In the instant case we have circumstances that should be considered in determining whether or not plaintiff's right of action should be barred by her violation of the provisions of the Vehicle Code. The traveled portion of Shaffer Street had a width of not more than 20 feet. There was a car parked along the west side of the street a short distance north of the intersection. To pass it plaintiff had to drive to her left of the center line. Of course, she possibly could have returned to her own side of the road immediately after passing this car, but whether that maneuver could have been completed before she entered the intersection cannot be determined from the evidence. There was no other vehicle traveling on either street. We believe that the question of whether or not these circumstances were sufficient to excuse her violation of the statute is one of fact for the jury and not one of law for this court so we cannot hold her guilty of contributory negligence as a matter of law that will prevent her recovery.
Defendant urges that it was only required to maintain its streets and property in a reasonably safe condition for use in a proper manner (Rodkey v. City of Escondido, supra); that the catch basin was off from the dedicated portion of the traveled street; that the space it occupied was never intended to be used as a part of the street. From these facts it urges the conclusion that it was not required to maintain the catch basin in such condition that motor vehicles could pass over it safely and that consequently there was no negligence on its part.
We have already reviewed the evidence bearing on this question. There is some evidence indicating that the ground adjoining, and each side of the westerly portion of the catch basin, had been used for vehicular travel. Under these circumstances the question of the liability of the city was one of fact for the jury.
The trial court is vested with a discretion in passing on a motion for new trial which should be soundly exercised. Hicks v. Ocean Shore R. R. Inc., 18 Cal.2d 773, 117 P.2d 850. An order granting or denying a motion for new trial will not be disturbed on appeal without a showing of manifest and unmistakable abuse of discretion. Fennessey v. Pacific Gas & Elec.

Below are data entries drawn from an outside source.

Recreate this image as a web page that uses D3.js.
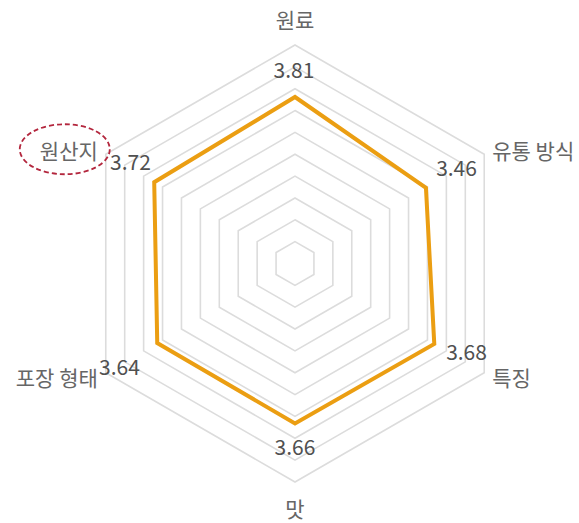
<!DOCTYPE html>
<html>
<head>
<meta charset="utf-8">
<script src="https://cdn.jsdelivr.net/npm/d3@7"></script>
<style>
  html, body { margin: 0; padding: 0; background: #fff; }
  svg { display: block; }
</style>
</head>
<body>
<svg id="chart" width="579" height="523"></svg>
<script>
// Radar axes, clockwise from the top
const axes = ["원료", "유통 방식", "특징", "맛", "포장 형태", "원산지"];
const scores = [3.81, 3.46, 3.68, 3.66, 3.64, 3.72];
const gridLevels = [0.5, 1, 1.5, 2, 2.5, 3, 3.5, 4, 4.5, 5];
const maxScore = 5;
const highlighted = "원산지";

const svg = d3.select("#chart");
const cx = 295, cy = 263.5, R = 218.5;
const font = "'Noto Sans CJK KR', 'Noto Sans', sans-serif";

const r = d3.scaleLinear().domain([0, maxScore]).range([0, R]);
const angle = d3.scaleLinear().domain([0, axes.length]).range([0, 2 * Math.PI]);

const g = svg.append("g").attr("transform", `translate(${cx},${cy})`);

const radial = d3.lineRadial()
  .angle((d, i) => angle(i))
  .radius(d => r(d))
  .curve(d3.curveLinearClosed);

// concentric hexagonal grid
g.selectAll("path.grid")
  .data(gridLevels)
  .join("path")
  .attr("class", "grid")
  .attr("d", lvl => radial(axes.map(() => lvl)))
  .attr("fill", "none")
  .attr("stroke", "#dcdcdc")
  .attr("stroke-width", 1.6);

// score polygon
g.append("path")
  .attr("d", radial(scores))
  .attr("fill", "none")
  .attr("stroke", "#eb9e12")
  .attr("stroke-width", 4)
  .attr("stroke-linejoin", "miter");

const pt = (i, rad) => {
  const a = angle(i);
  return [rad * Math.sin(a), -rad * Math.cos(a)];
};

// value labels sit on a ring just inside the outer hexagon, nudged off the grid lines
const valueNudge = [[-1, -5], [-3, -2], [7, -8], [0, -8], [-11, 7], [0, -8]];
g.selectAll("text.val")
  .data(scores)
  .join("text")
  .attr("class", "val")
  .attr("x", (d, i) => pt(i, 190)[0] + valueNudge[i][0])
  .attr("y", (d, i) => pt(i, 190)[1] + valueNudge[i][1])
  .attr("text-anchor", "middle")
  .attr("dominant-baseline", "central")
  .attr("font-family", font)
  .attr("font-size", 21)
  .attr("fill", "#505050")
  .text(d => d.toFixed(2));

// axis labels
const labelPos = (i) => {
  const [x, y] = pt(i, R);
  const s = Math.sin(angle(i));
  if (Math.abs(s) < 0.01) {
    return { x, y: y < 0 ? y - 26 : y + 26, anchor: "middle" };
  }
  return { x: x + (s > 0 ? 8 : -8), y: y - (y < 0 ? 4 : -4), anchor: s > 0 ? "start" : "end" };
};

g.selectAll("text.axis")
  .data(axes)
  .join("text")
  .attr("class", "axis")
  .attr("x", (d, i) => labelPos(i).x)
  .attr("y", (d, i) => labelPos(i).y)
  .attr("text-anchor", (d, i) => labelPos(i).anchor)
  .attr("dominant-baseline", "central")
  .attr("font-family", font)
  .attr("font-size", 21)
  .attr("fill", "#666")
  .text(d => d);

// dashed emphasis ellipse
const hi = axes.indexOf(highlighted);
const hp = labelPos(hi);
g.append("ellipse")
  .attr("cx", hp.x - 33)
  .attr("cy", hp.y - 1)
  .attr("rx", 45)
  .attr("ry", 25)
  .attr("fill", "none")
  .attr("stroke", "#b3263d")
  .attr("stroke-width", 1.8)
  .attr("stroke-dasharray", "5,3");
</script>
</body>
</html>
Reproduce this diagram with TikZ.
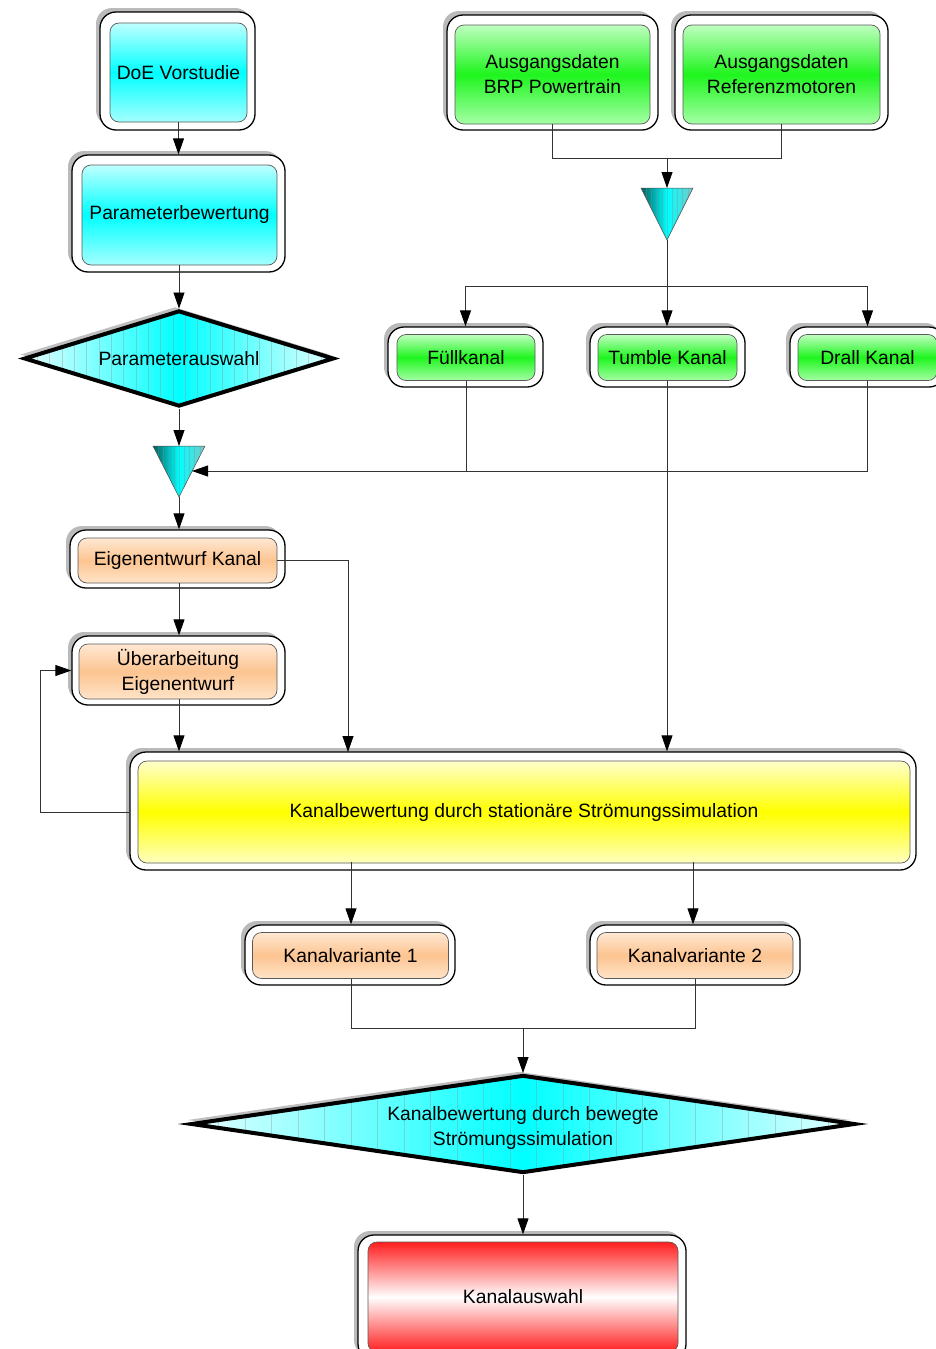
\documentclass[tikz,border=0pt]{standalone}
\usepackage{fontspec}
\setmainfont{Liberation Sans}
\usetikzlibrary{arrows.meta,shapes.geometric,shadows,calc}
\begin{document}
\begin{tikzpicture}[x=1pt,y=-1pt,
  outerbox/.style={draw=black, line width=1.3pt, fill=white, rounded corners=16pt, inner sep=0pt,
    drop shadow={shadow xshift=-4pt, shadow yshift=4pt, fill=black!45, opacity=.6}},
  inbox/.style={draw=black!65, line width=.7pt, rounded corners=9pt, inner sep=0pt, align=center,
    font=\fontsize{19.3}{25}\selectfont},
  cyanfill/.style={top color=cyan!25, bottom color=cyan!35, middle color=cyan},
  greenfill/.style={top color=green!25, bottom color=green!35, middle color={rgb,255:red,30;green,245;blue,30}},
  peachfill/.style={top color={rgb,255:red,255;green,232;blue,210}, bottom color={rgb,255:red,255;green,228;blue,200}, middle color={rgb,255:red,252;green,196;blue,145}},
  yellowfill/.style={top color=yellow!20, bottom color=yellow!25, middle color=yellow},
  redfill/.style={top color={rgb,255:red,255;green,30;blue,30}, bottom color={rgb,255:red,255;green,30;blue,30}, middle color=white},
  vstripes/.style={path picture={\foreach \f in {#1}{\draw[black!45, opacity=.35, line width=.5pt] ($(path picture bounding box.north west)!\f!(path picture bounding box.north east)$) -- ($(path picture bounding box.south west)!\f!(path picture bounding box.south east)$);}}},
  dia/.style={diamond, draw=black, line width=4pt, inner sep=0pt, align=center,
    font=\fontsize{19.3}{25}\selectfont, left color=cyan!10, right color=cyan!10, middle color=cyan,
    drop shadow={shadow xshift=-4pt, shadow yshift=4pt, fill=black!50, opacity=.5},
    vstripes={0.04,0.08,...,0.97}},
  diatext/.style={align=center, inner sep=0pt, font=\fontsize{19.3}{25}\selectfont},
  tri/.style={draw=black!70, line width=.5pt, left color={rgb,255:red,0;green,95;blue,95}, right color={rgb,255:red,120;green,200;blue,200}, middle color=cyan,
    vstripes={0.1,0.2,...,0.91}},
  con/.style={draw=black!80, line width=.8pt},
  arr/.style={con, -{Triangle[length=16pt,width=11pt,color=black,fill=black]}}
]
\useasboundingbox (0,0) rectangle (935,1349);

% left column
\node[outerbox, minimum width=155, minimum height=118] (doeo) at (177.5,71) {};
\node[inbox, cyanfill, minimum width=137, minimum height=99] (doe) at (178.5,72.5) {DoE Vorstudie};
\node[outerbox, minimum width=213, minimum height=117] (paro) at (178.5,213.5) {};
\node[inbox, cyanfill, minimum width=195, minimum height=100] (par) at (179.5,215) {Parameterbewertung};
\node[dia, aspect=3.26, minimum width=310, minimum height=96] (d1) at (179,358.5) {};
\node[diatext] (d1t) at (179,359) {Parameterauswahl};

\path[tri] (153,446) -- (205,446) -- (179,497) -- cycle;
\coordinate (t1top) at (179,446);
\coordinate (t1tip) at (179,497);
\coordinate (t1side) at (192,471);

\node[outerbox, minimum width=215, minimum height=58] (eigo) at (177.5,559) {};
\node[inbox, peachfill, minimum width=199, minimum height=45] (eig) at (177.5,560.5) {Eigenentwurf Kanal};
\node[outerbox, minimum width=213, minimum height=69] (ubero) at (178.5,670.5) {};
\node[inbox, peachfill, minimum width=198, minimum height=55] (uber) at (178,671.5) {Überarbeitung\\Eigenentwurf};

% right top
\node[outerbox, minimum width=211, minimum height=115] (brpo) at (552.5,72.5) {};
\node[inbox, greenfill, minimum width=195, minimum height=99] (brp) at (552.5,74.5) {Ausgangsdaten\\BRP Powertrain};
\node[outerbox, minimum width=213, minimum height=115] (refo) at (781.5,72.5) {};
\node[inbox, greenfill, minimum width=197, minimum height=99] (ref) at (781.5,74.5) {Ausgangsdaten\\Referenzmotoren};

\path[tri] (641,188) -- (693,188) -- (667,240) -- cycle;
\coordinate (t2top) at (667,188);
\coordinate (t2tip) at (667,240);

\node[outerbox, minimum width=155, minimum height=60] (fuelo) at (465.5,357) {};
\node[inbox, greenfill, minimum width=138, minimum height=46] (fuel) at (466,357.5) {Füllkanal};
\node[outerbox, minimum width=155, minimum height=60] (tumo) at (667.5,357) {};
\node[inbox, greenfill, minimum width=139, minimum height=46] (tum) at (667.5,357.5) {Tumble Kanal};
\node[outerbox, minimum width=155, minimum height=60] (dralo) at (867.5,357) {};
\node[inbox, greenfill, minimum width=139, minimum height=46] (dral) at (867.5,357.5) {Drall Kanal};

% yellow
\node[outerbox, minimum width=786, minimum height=118] (yelo) at (523,811) {};
\node[inbox, yellowfill, minimum width=772, minimum height=102] (yel) at (524,812) {Kanalbewertung durch stationäre Strömungssimulation};

\node[outerbox, minimum width=210, minimum height=60] (kv1o) at (350,955) {};
\node[inbox, peachfill, minimum width=196, minimum height=46] (kv1) at (350.5,955.5) {Kanalvariante 1};
\node[outerbox, minimum width=210, minimum height=60] (kv2o) at (695,955) {};
\node[inbox, peachfill, minimum width=196, minimum height=46] (kv2) at (695,955.5) {Kanalvariante 2};

\node[dia, aspect=6.9, minimum width=664, minimum height=98] (d2) at (523,1124) {};
\node[diatext] (d2t) at (523,1128) {Kanalbewertung durch bewegte\\Strömungssimulation};

\node[outerbox, minimum width=328, minimum height=125] (kao) at (522,1297.5) {};
\node[inbox, redfill, minimum width=310, minimum height=110] (ka) at (523,1297) {Kanalauswahl};

% connectors left
\draw[arr] (doe.south) -- (doe.south |- paro.north);
\draw[arr] (par.south -| d1.north) -- (d1.north);
\draw[arr] (d1.south) -- (t1top);
\draw[arr] (t1tip) -- (t1tip |- eigo.north);
\draw[arr] (t1tip |- eig.south) -- (t1tip |- ubero.north);
\draw[arr] (t1tip |- uber.south) -- (t1tip |- yelo.north);
\coordinate (e1) at (348,752);
\draw[arr] (eig.east) -| (e1);
\coordinate (fb) at (40,812);
\draw[arr] (yelo.west |- fb) -- (fb) |- (ubero.west);

% connectors right
\coordinate (m1) at (667,158);
\draw[con] (brp.south) |- (m1);
\draw[con] (ref.south) |- (m1);
\draw[arr] (m1) -- (t2top);
\coordinate (s1) at (667,286);
\draw[con] (t2tip) -- (s1);
\draw[arr] (s1) -| (fuelo.north);
\draw[arr] (s1) -- (s1 |- tumo.north);
\draw[arr] (s1) -| (dralo.north);
\draw[con] (fuel.south) -- (fuel.south |- t1side);
\draw[arr] (dral.south) |- (t1side);
\draw[arr] (tum.south -| s1) -- (s1 |- yelo.north);

% bottom
\coordinate (k1) at (351,862);
\coordinate (k2) at (693,862);
\draw[arr] (k1) -- (k1 |- kv1o.north);
\draw[arr] (k2) -- (k2 |- kv2o.north);
\coordinate (m2) at (523,1028);
\draw[con] (kv1.south -| k1) |- (m2);
\draw[con] (kv2.south -| kv2o.north) |- (m2);
\draw[arr] (m2) -- (d2.north);
\draw[arr] (d2.south) -- (d2.south |- kao.north);
\end{tikzpicture}
\end{document}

Co., 10 Cal.2d 538, 76 P.2d 104. Ordinarily a strong showing of abuse of discretion is required before the order will be reversed on appeal where the motion for new trial had been granted. Gray v. Robinson, 33 Cal.App.2d 177, 91 P.2d 194; Collins v. Hodgson, 5 Cal.App.2d 366, 42 P.2d 700.
The following quotation from Nance v. Fresno City Lines, Inc., 44 Cal.App.2d 868, 113 P.2d 244, 247, is applicable here: “It is well established that, in passing on a motion for new trial, a trial judge is as firmly bound by this constitutional provision as is an appellate court when the cause is on appeal. It is his duty to sit as a thirteenth juror and weigh the evidence, pass upon its sufficiency and consider the credibility of witnesses. This is true even though he does not specify the insufficiency of the evidence as one of the grounds for granting a new trial because the Constitution contains the direction that he shall not grant a new trial because of errors in instructions to the jury until he has re–examined the entire cause and shall have formed the opinion that the errors complained of have resulted in a miscarriage of justice. § 4 1/2, art. VI, Const.; Olinger v. Pacific Greyhound Lines, 7 Cal.App.2d 484, 46 P.2d 774; Clippinger v. Reiss, 17 Cal.App.2d 604, 62 P.2d 418; Sassano v. Roullard, 27 Cal.App.2d 372, 81 P.2d 213. * * * In view of these well recognized principles of law we cannot say that the evident conclusion of the trial judge that the erroneous instructions resulted in a miscarriage of justice finds no support in the record even though a study of the record here leaves the conclusion that the evidence preponderates in favor of the defendants. Under these circumstances we do not feel disposed to reverse the order granting the new trial.”
The order is affirmed.
BARNARD, P. J., and GRIFFIN, J., concurred.